(Charts and diagrams as code)
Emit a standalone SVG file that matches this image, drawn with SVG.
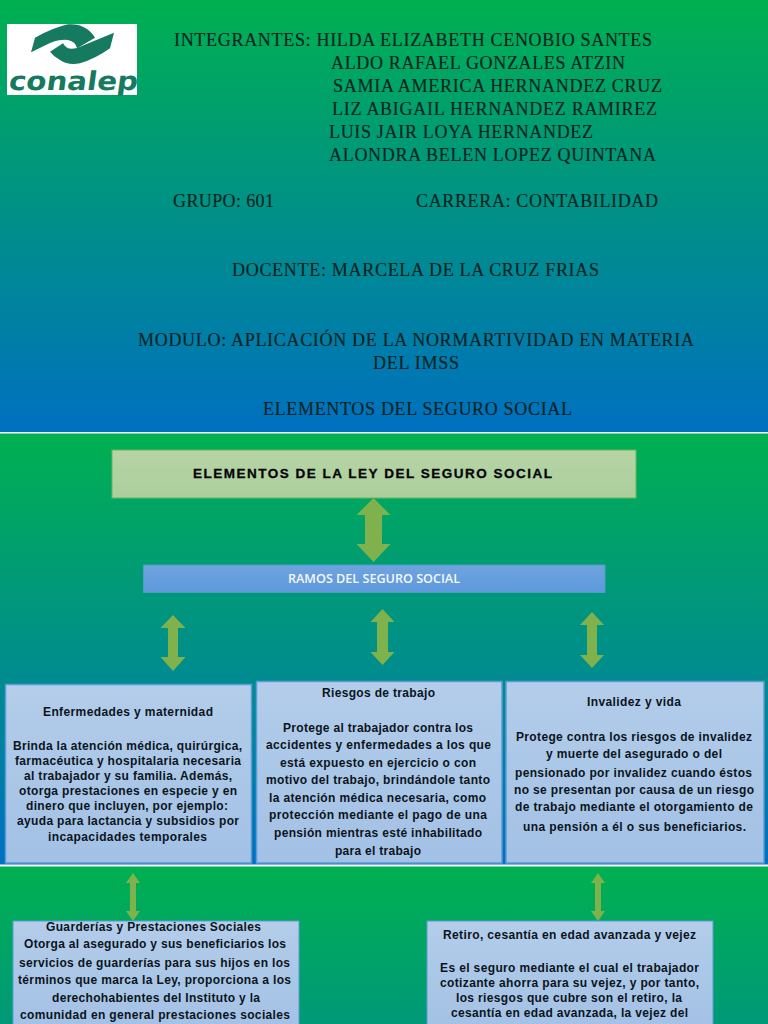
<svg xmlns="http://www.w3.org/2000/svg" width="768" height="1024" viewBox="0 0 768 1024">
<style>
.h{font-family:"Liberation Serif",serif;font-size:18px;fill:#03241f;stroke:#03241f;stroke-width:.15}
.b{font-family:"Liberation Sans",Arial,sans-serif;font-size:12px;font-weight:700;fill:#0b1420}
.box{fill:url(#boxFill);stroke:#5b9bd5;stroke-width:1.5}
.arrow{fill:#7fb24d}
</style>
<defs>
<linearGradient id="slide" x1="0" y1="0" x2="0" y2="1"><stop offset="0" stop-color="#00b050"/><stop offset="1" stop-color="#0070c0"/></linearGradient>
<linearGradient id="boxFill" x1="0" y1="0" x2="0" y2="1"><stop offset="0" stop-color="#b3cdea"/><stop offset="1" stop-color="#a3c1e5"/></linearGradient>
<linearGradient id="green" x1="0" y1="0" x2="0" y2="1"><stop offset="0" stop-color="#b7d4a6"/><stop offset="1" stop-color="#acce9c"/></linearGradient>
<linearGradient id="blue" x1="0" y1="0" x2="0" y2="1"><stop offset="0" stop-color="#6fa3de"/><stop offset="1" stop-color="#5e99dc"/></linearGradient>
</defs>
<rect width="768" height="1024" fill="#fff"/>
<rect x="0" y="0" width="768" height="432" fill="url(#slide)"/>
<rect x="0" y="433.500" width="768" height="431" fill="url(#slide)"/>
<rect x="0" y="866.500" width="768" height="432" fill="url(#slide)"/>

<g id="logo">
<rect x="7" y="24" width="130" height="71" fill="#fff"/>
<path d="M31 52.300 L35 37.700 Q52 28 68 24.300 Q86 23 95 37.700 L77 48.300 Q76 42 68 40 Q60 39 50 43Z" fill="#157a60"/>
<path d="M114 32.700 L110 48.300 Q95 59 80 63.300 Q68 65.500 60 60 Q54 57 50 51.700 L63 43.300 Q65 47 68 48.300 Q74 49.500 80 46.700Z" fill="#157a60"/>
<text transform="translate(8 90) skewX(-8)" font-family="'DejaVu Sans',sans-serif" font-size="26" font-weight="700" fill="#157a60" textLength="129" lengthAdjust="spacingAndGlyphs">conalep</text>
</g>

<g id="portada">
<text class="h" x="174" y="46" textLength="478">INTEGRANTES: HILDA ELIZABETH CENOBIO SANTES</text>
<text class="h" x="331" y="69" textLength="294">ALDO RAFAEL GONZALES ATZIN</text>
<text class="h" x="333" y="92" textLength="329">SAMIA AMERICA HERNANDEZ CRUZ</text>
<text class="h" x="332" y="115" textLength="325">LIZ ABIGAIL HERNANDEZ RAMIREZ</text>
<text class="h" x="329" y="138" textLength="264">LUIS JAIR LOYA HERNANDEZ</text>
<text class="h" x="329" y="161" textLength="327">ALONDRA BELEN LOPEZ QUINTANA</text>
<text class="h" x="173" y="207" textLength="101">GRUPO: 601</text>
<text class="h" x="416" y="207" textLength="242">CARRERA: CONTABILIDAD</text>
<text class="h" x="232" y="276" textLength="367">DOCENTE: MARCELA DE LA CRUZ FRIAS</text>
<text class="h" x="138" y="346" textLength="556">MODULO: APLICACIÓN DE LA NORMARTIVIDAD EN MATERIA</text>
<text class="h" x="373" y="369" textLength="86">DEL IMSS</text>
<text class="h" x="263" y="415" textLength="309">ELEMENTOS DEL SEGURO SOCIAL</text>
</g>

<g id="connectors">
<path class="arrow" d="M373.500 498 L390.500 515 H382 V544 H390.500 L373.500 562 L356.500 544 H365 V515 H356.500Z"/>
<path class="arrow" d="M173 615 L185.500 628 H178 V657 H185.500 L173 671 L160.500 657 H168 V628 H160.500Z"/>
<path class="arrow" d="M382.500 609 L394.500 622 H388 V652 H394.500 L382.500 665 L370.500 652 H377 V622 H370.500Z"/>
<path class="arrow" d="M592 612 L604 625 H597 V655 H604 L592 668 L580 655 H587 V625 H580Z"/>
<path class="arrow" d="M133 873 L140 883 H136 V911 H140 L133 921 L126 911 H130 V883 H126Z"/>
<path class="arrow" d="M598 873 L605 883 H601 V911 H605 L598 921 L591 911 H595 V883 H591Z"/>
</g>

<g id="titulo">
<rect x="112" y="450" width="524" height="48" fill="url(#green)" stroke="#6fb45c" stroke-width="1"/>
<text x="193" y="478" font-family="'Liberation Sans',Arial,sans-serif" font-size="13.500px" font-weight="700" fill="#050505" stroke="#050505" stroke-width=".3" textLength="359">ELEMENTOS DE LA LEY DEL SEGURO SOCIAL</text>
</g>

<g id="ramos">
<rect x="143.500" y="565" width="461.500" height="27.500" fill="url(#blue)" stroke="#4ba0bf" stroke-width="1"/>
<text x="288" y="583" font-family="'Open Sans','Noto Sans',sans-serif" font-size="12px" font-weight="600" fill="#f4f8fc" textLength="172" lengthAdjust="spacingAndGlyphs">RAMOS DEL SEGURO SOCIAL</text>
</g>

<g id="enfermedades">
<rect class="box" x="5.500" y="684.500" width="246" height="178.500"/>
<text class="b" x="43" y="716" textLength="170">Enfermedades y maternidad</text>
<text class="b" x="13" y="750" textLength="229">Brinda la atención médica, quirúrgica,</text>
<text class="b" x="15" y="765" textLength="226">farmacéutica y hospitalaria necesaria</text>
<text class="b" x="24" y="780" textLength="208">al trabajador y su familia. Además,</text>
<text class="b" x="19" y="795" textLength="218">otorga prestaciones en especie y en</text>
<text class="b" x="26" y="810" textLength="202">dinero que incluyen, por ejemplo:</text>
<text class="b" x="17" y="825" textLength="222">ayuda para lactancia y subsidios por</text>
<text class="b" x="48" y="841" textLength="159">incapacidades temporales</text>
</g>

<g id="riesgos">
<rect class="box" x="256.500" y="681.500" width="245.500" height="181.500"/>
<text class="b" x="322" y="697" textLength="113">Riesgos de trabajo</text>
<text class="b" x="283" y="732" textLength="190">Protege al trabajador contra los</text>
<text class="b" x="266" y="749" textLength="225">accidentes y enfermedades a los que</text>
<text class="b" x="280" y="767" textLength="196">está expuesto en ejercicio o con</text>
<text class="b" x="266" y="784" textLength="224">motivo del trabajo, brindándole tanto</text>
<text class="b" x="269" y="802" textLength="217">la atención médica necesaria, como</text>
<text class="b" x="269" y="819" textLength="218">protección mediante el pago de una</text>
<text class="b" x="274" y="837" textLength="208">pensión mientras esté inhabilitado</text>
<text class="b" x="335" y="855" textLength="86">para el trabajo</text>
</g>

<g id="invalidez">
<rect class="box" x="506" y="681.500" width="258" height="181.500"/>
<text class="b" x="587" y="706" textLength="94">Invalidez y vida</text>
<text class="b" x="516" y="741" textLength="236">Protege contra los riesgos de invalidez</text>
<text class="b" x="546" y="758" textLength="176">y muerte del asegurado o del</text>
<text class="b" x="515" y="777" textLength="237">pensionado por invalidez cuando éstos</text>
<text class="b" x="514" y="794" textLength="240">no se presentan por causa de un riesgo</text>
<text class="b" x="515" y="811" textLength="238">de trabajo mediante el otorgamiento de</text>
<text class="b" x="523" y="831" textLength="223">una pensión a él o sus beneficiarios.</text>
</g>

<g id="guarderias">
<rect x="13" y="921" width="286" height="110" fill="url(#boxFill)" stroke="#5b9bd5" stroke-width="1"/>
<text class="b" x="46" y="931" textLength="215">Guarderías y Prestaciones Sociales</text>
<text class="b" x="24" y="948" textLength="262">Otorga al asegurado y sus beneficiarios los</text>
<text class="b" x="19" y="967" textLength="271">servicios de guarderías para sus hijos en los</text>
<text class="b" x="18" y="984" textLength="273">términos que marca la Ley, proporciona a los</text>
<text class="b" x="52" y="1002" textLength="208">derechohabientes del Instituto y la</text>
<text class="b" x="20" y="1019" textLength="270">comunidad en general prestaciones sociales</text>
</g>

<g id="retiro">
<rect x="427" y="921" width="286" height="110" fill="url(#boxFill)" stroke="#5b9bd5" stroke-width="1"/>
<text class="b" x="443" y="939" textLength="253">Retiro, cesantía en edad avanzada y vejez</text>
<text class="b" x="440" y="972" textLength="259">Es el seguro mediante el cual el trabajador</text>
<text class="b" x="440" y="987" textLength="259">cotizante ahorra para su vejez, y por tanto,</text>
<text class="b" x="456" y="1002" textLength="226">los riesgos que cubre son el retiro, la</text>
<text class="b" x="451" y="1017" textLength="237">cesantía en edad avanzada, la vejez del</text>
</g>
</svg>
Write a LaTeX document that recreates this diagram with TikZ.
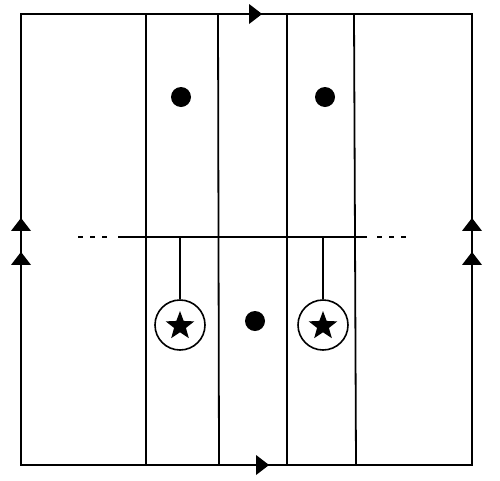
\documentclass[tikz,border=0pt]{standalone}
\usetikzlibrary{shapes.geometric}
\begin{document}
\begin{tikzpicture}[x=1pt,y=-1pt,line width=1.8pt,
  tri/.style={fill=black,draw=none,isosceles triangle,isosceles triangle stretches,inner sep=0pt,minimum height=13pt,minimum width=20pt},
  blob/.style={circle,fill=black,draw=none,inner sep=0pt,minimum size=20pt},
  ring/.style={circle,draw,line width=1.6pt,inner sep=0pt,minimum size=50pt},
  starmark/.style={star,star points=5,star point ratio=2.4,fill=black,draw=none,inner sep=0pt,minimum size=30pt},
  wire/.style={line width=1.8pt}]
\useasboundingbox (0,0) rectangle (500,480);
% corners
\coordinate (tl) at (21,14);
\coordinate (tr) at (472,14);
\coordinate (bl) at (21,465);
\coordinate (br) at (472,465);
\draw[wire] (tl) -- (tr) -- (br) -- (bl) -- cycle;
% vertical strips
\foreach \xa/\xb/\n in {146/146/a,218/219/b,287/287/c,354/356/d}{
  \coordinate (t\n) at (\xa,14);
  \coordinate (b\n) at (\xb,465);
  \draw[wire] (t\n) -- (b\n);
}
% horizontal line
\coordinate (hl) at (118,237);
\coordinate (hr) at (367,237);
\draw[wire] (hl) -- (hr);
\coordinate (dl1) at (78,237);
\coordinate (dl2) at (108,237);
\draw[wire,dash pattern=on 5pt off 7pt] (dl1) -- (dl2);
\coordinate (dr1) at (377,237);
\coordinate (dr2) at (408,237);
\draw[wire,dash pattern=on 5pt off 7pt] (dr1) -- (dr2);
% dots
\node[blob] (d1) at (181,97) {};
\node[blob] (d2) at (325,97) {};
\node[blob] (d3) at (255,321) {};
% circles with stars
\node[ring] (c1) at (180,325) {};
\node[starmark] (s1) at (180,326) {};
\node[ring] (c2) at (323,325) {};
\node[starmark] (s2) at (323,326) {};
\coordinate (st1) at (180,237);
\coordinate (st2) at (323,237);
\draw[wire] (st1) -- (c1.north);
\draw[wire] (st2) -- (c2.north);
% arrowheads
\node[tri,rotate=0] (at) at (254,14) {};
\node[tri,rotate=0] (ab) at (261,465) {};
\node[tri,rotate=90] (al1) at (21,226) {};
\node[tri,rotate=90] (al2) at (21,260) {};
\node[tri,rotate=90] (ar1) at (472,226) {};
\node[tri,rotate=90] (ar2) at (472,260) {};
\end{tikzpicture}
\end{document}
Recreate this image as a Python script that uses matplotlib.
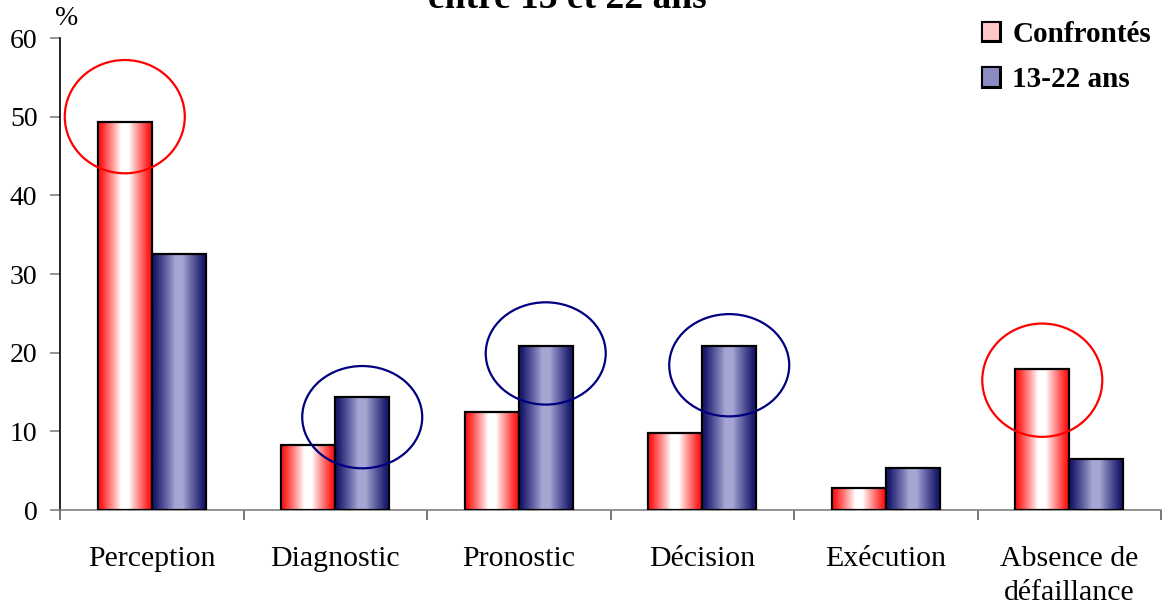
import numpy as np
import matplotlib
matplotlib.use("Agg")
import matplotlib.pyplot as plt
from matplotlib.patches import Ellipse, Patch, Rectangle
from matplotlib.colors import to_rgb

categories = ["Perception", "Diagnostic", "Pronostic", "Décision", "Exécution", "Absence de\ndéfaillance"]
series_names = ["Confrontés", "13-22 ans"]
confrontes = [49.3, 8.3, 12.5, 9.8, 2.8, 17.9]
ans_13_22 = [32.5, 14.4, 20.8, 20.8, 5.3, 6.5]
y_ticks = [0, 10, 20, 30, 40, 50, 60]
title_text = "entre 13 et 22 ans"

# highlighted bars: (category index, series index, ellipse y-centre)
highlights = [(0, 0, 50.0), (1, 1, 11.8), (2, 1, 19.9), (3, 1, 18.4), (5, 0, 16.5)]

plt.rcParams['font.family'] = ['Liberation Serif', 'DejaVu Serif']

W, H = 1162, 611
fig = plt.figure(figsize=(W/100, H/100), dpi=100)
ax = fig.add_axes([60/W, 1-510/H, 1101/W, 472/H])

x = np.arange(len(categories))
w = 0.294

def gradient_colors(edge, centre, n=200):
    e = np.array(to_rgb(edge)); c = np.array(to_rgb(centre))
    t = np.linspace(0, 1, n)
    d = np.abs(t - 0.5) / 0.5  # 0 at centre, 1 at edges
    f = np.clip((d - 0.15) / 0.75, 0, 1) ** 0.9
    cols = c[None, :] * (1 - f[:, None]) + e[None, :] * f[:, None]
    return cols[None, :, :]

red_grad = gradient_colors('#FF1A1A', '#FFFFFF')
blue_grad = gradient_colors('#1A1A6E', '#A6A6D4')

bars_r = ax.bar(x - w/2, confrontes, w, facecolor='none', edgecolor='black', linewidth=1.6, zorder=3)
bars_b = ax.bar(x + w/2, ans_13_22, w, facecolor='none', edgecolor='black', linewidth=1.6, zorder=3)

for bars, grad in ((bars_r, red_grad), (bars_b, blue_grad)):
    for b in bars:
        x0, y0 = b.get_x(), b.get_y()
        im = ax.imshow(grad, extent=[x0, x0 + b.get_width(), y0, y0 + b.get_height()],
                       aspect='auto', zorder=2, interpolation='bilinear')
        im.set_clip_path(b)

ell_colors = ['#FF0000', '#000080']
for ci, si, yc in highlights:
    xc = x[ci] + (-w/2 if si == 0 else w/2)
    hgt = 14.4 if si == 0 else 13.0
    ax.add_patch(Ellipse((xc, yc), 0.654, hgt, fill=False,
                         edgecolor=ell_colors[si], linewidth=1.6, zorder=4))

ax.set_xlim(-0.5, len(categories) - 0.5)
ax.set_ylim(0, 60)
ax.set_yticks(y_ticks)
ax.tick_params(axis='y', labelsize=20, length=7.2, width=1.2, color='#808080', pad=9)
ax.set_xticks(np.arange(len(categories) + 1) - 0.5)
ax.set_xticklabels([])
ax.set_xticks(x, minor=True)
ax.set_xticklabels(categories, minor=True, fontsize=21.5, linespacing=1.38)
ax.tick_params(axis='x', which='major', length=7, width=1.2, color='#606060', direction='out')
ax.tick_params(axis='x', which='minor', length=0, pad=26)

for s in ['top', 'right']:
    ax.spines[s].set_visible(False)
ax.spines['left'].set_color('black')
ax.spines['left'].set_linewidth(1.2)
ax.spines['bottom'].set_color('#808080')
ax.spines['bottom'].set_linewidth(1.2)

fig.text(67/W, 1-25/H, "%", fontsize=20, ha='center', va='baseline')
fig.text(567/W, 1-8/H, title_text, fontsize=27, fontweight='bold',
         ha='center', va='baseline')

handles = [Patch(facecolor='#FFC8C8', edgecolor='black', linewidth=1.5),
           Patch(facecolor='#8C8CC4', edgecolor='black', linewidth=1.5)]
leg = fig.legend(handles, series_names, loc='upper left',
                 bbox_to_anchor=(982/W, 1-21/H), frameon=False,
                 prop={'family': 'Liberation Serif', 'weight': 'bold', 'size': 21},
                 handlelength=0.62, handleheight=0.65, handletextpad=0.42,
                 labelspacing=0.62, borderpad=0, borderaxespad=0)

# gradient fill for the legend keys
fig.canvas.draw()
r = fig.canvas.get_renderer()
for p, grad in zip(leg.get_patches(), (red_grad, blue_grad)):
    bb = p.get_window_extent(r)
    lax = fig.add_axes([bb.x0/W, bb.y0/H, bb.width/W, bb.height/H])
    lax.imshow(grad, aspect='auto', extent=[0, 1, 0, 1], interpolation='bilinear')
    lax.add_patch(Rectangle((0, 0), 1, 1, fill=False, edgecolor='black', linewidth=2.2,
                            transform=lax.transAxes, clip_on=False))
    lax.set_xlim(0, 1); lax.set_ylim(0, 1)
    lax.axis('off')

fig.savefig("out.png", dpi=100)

_WORK REQUIRED:_ Retype only the lines above from the one with "Recreate this image" through the one with "edgecolor=ell_colors[si], linewidth=1.6, zorder=4))", exactly and with both ends. Images stay out.

_FULL ANSWER:_
Recreate this image as a Python script that uses matplotlib.
import numpy as np
import matplotlib
matplotlib.use("Agg")
import matplotlib.pyplot as plt
from matplotlib.patches import Ellipse, Patch, Rectangle
from matplotlib.colors import to_rgb

categories = ["Perception", "Diagnostic", "Pronostic", "Décision", "Exécution", "Absence de\ndéfaillance"]
series_names = ["Confrontés", "13-22 ans"]
confrontes = [49.3, 8.3, 12.5, 9.8, 2.8, 17.9]
ans_13_22 = [32.5, 14.4, 20.8, 20.8, 5.3, 6.5]
y_ticks = [0, 10, 20, 30, 40, 50, 60]
title_text = "entre 13 et 22 ans"

# highlighted bars: (category index, series index, ellipse y-centre)
highlights = [(0, 0, 50.0), (1, 1, 11.8), (2, 1, 19.9), (3, 1, 18.4), (5, 0, 16.5)]

plt.rcParams['font.family'] = ['Liberation Serif', 'DejaVu Serif']

W, H = 1162, 611
fig = plt.figure(figsize=(W/100, H/100), dpi=100)
ax = fig.add_axes([60/W, 1-510/H, 1101/W, 472/H])

x = np.arange(len(categories))
w = 0.294

def gradient_colors(edge, centre, n=200):
    e = np.array(to_rgb(edge)); c = np.array(to_rgb(centre))
    t = np.linspace(0, 1, n)
    d = np.abs(t - 0.5) / 0.5  # 0 at centre, 1 at edges
    f = np.clip((d - 0.15) / 0.75, 0, 1) ** 0.9
    cols = c[None, :] * (1 - f[:, None]) + e[None, :] * f[:, None]
    return cols[None, :, :]

red_grad = gradient_colors('#FF1A1A', '#FFFFFF')
blue_grad = gradient_colors('#1A1A6E', '#A6A6D4')

bars_r = ax.bar(x - w/2, confrontes, w, facecolor='none', edgecolor='black', linewidth=1.6, zorder=3)
bars_b = ax.bar(x + w/2, ans_13_22, w, facecolor='none', edgecolor='black', linewidth=1.6, zorder=3)

for bars, grad in ((bars_r, red_grad), (bars_b, blue_grad)):
    for b in bars:
        x0, y0 = b.get_x(), b.get_y()
        im = ax.imshow(grad, extent=[x0, x0 + b.get_width(), y0, y0 + b.get_height()],
                       aspect='auto', zorder=2, interpolation='bilinear')
        im.set_clip_path(b)

ell_colors = ['#FF0000', '#000080']
for ci, si, yc in highlights:
    xc = x[ci] + (-w/2 if si == 0 else w/2)
    hgt = 14.4 if si == 0 else 13.0
    ax.add_patch(Ellipse((xc, yc), 0.654, hgt, fill=False,
                         edgecolor=ell_colors[si], linewidth=1.6, zorder=4))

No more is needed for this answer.